A colony of 300 critically endangered birds has found an unlikely place to nest - in the middle of a paddock full of dairy cows.
The discovery was made late last year - black billed gulls building their nests on the Canterbury farm and then successfully raising their chicks, oblivious to the cows grazing nearby and the odd shower from a pivot irrigator.
Ornithologists were amazed to see the birds nesting in an area they had not been seen in for three years.
Last year's unusual discovery was revealed on Thursday at a seminar organised by Braid - a group dedicated to saving the South Island's braided rivers and the creatures that live there.
In a place like the Canterbury Plains, which have been more intensively farmed than almost anywhere else in the country, the rivers are a last refuge for many birds including black billed gulls.
But in a reminder to farmers that the gulls were there first, these plucky birds have started to take back what was once theirs.
Braid chairperson Nick Ledgard said they were initially attracted to the paddock by the prospect of freshly dug worms.
"They will only nest on bare ground, and it just so happened that he [the farmer] was working up that paddock which attracted them for feeding reasons, so they thought why don't we stay there.
"The images that Grant [Davey] took showed them surrounded by green grass, but it wasn't all green grass when they arrived there."
Conservationist Grant Davey said with the co-operation of the farm manager they put up a temporary electric fence around the colony to protect it from the cows.

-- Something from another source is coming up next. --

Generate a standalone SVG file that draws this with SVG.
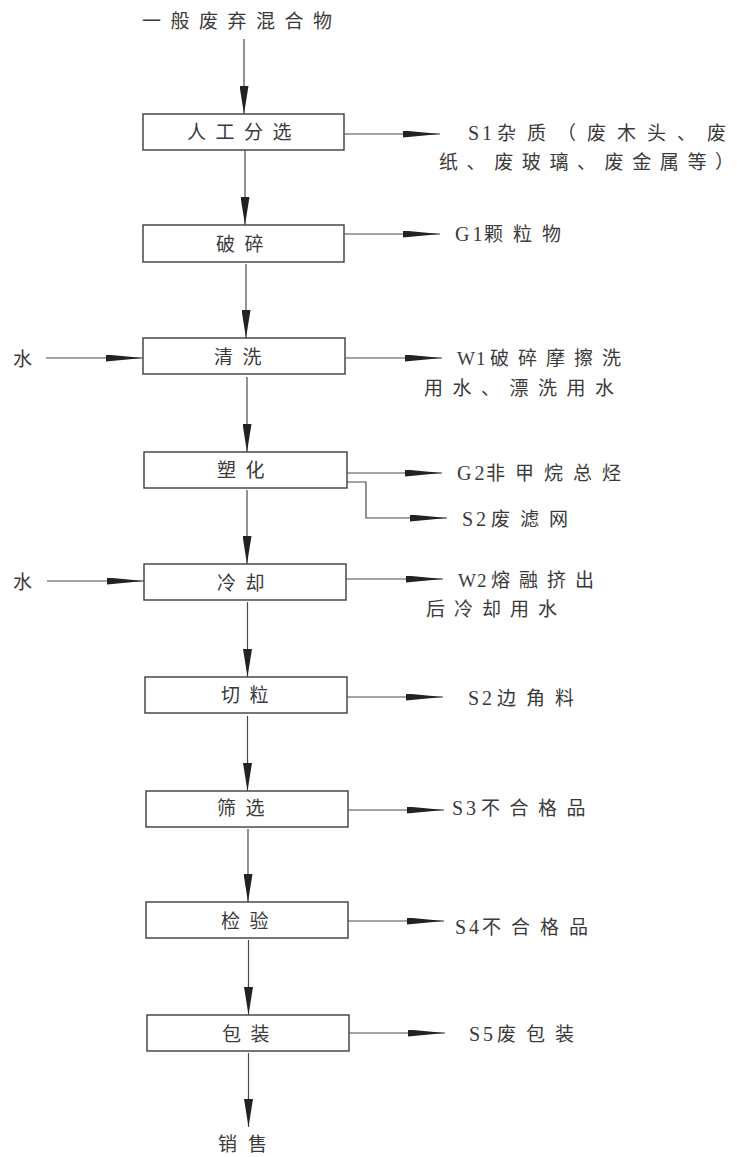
<svg xmlns="http://www.w3.org/2000/svg" width="737" height="1157" viewBox="0 0 737 1157">
<style>
.box{fill:#fff;stroke:#3c3c3c;stroke-width:1.4}
.ln{fill:none;stroke:#4a4a4a;stroke-width:1.2}
text{font-family:"Liberation Serif","Noto Sans CJK SC",serif;font-size:19px;fill:#3a3a3a}
.c{letter-spacing:9.5px}
.c10{letter-spacing:10px}
.l{font-size:20px;letter-spacing:3px}
.lw{font-size:19px;letter-spacing:0}
</style>
<defs>
<marker id="ah" markerUnits="userSpaceOnUse" markerWidth="37" markerHeight="7" refX="37" refY="3.5" orient="auto" viewBox="0 0 37 7"><path d="M0,0 L37,3.5 L0,7 Z" fill="#1e2328"/></marker>
<marker id="av" markerUnits="userSpaceOnUse" markerWidth="28" markerHeight="9" refX="28" refY="4.5" orient="auto" viewBox="0 0 28 9"><path d="M0,0 L28,4.5 L0,9 Z" fill="#1e2328"/></marker>
</defs>

<g id="input"><text x="142" y="28" class="c">一般废弃混合物</text></g>

<g id="n1"><rect class="box" x="143" y="114" width="201" height="36"/><text x="187" y="139" class="c">人工分选</text></g>
<g id="n2"><rect class="box" x="143" y="225" width="201" height="37"/><text x="216" y="251" class="c">破碎</text></g>
<g id="n3"><rect class="box" x="143" y="338" width="202" height="36"/><text x="214" y="364" class="c">清洗</text></g>
<g id="n4"><rect class="box" x="144" y="452" width="203" height="36"/><text x="217" y="477" class="c">塑化</text></g>
<g id="n5"><rect class="box" x="144" y="564" width="202" height="36"/><text x="217" y="590" class="c">冷却</text></g>
<g id="n6"><rect class="box" x="145" y="677" width="202" height="36"/><text x="221" y="702" class="c">切粒</text></g>
<g id="n7"><rect class="box" x="146" y="791" width="202" height="36"/><text x="217" y="815" class="c">筛选</text></g>
<g id="n8"><rect class="box" x="146" y="902" width="202" height="36"/><text x="221" y="928" class="c">检验</text></g>
<g id="n9"><rect class="box" x="147" y="1015" width="202" height="36"/><text x="222" y="1041" class="c">包装</text></g>

<g id="w1"><text x="13" y="366">水</text></g>
<g id="w2"><text x="13" y="589">水</text></g>
<g id="out"><text x="218" y="1151" style="letter-spacing:11px">销售</text></g>

<g id="o1"><text y="140"><tspan x="468" class="l">S1</tspan><tspan x="497" style="letter-spacing:11px">杂质（废木头、</tspan><tspan style="letter-spacing:0">废</tspan></text><text x="439" y="169"><tspan style="letter-spacing:8.6px">纸、废玻璃、废金属等</tspan><tspan style="letter-spacing:0">）</tspan></text></g>
<g id="o2"><text y="241"><tspan x="455" class="l">G1</tspan><tspan x="484" class="c10">颗粒物</tspan></text></g>
<g id="o3"><text y="365"><tspan x="457" class="lw">W</tspan><tspan x="476" class="lw">1</tspan><tspan x="490" style="letter-spacing:9px">破碎摩擦洗</tspan></text><text x="424" y="395" class="c">用水、漂洗用水</text></g>
<g id="o4"><text y="480"><tspan x="457" class="l">G2</tspan><tspan x="486" class="c10">非甲烷总烃</tspan></text></g>
<g id="o5"><text y="526"><tspan x="462" class="l">S2</tspan><tspan x="491" class="c10">废滤网</tspan></text></g>
<g id="o6"><text y="587"><tspan x="458" class="lw">W</tspan><tspan x="477" class="lw">2</tspan><tspan x="491" style="letter-spacing:9px">熔融挤出</tspan></text><text x="426" y="616" style="letter-spacing:9px">后冷却用水</text></g>
<g id="o7"><text y="705"><tspan x="468" class="l">S2</tspan><tspan x="497" class="c10">边角料</tspan></text></g>
<g id="o8"><text y="815"><tspan x="452" class="l">S3</tspan><tspan x="481" class="c">不合格品</tspan></text></g>
<g id="o9"><text y="934"><tspan x="455" class="l">S4</tspan><tspan x="482" class="c10">不合格品</tspan></text></g>
<g id="o10"><text y="1041"><tspan x="469" class="l">S5</tspan><tspan x="497" class="c10">废包装</tspan></text></g>

<g id="connectors">
<path class="ln" d="M244,39 V114" marker-end="url(#av)"/>
<path class="ln" d="M245,150 V225" marker-end="url(#av)"/>
<path class="ln" d="M246,264 V338" marker-end="url(#av)"/>
<path class="ln" d="M247,377 V452" marker-end="url(#av)"/>
<path class="ln" d="M247,490 V564" marker-end="url(#av)"/>
<path class="ln" d="M247.5,602 V677" marker-end="url(#av)"/>
<path class="ln" d="M247.5,716 V791" marker-end="url(#av)"/>
<path class="ln" d="M248,829 V902" marker-end="url(#av)"/>
<path class="ln" d="M248.5,940 V1015" marker-end="url(#av)"/>
<path class="ln" d="M248.5,1053 V1127" marker-end="url(#av)"/>
<path class="ln" d="M46,358 H143" marker-end="url(#ah)"/>
<path class="ln" d="M47,581 H144" marker-end="url(#ah)"/>
<path class="ln" d="M344,134 H440" marker-end="url(#ah)"/>
<path class="ln" d="M344,234 H440" marker-end="url(#ah)"/>
<path class="ln" d="M345,358 H442" marker-end="url(#ah)"/>
<path class="ln" d="M347,473 H442" marker-end="url(#ah)"/>
<path class="ln" d="M347,482 H366 V518 H447" marker-end="url(#ah)"/>
<path class="ln" d="M346,579 H443" marker-end="url(#ah)"/>
<path class="ln" d="M347,697 H443" marker-end="url(#ah)"/>
<path class="ln" d="M348,810 H444" marker-end="url(#ah)"/>
<path class="ln" d="M348,921 H444" marker-end="url(#ah)"/>
<path class="ln" d="M349,1033 H445" marker-end="url(#ah)"/>
</g>
</svg>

Otherwise the farm was allowed to continue running as normal.
"The irrigator would just pass overhead every week or so, cows came in and out of the paddock and the birds didn't seem to be disturbed at all... we haven't seen this sort of thing up here."
One reason the birds may have chosen the paddock was that their preferred nesting site of the nearby braided bed of the Ashley River was overgrown with weeds, said Nick Ledgard.
"Without a doubt we've seen an exponential increase in weeds. Lupins initially but gorse and broom etc. etc. and that is most definitely having an affect on the birds both feeding and breeding in the braided rivers."
There were advantages to setting up a colony in the middle of a farm paddock which was relatively peaceful compared to a river easily accessed by people walking their dogs and other threats, Mr Davey said.
But they would make efforts this year to try to encourage them back to their former home.
"We're planning on clearing some islands in restricted areas where the birds have been known to breed in the past. We can't possibly clear the whole river but we can clear large enough areas so we expect some of the birds will come back."
But while some species are surviving on the plains despite what civilisation might throw at them, others are not doing so well.
Department of Conservation chief science advisor Ken Hughey said a recent report from the Parliamentary Commissioner for the Environment found every braided river in Canterbury and Marlborough was being negatively affected by human activity, from their source to where they met the sea.
While many of these rivers were in good condition just a few years ago, this was no longer the case, he said.
Professor Hughey said the biggest human impact was still to come in the form of climate change.
This would bring increased rainfall in the mountains and a subsequent rise in the number of floods on Canterbury's rivers which could force birds such as the black billed gull out of the braided river beds for good.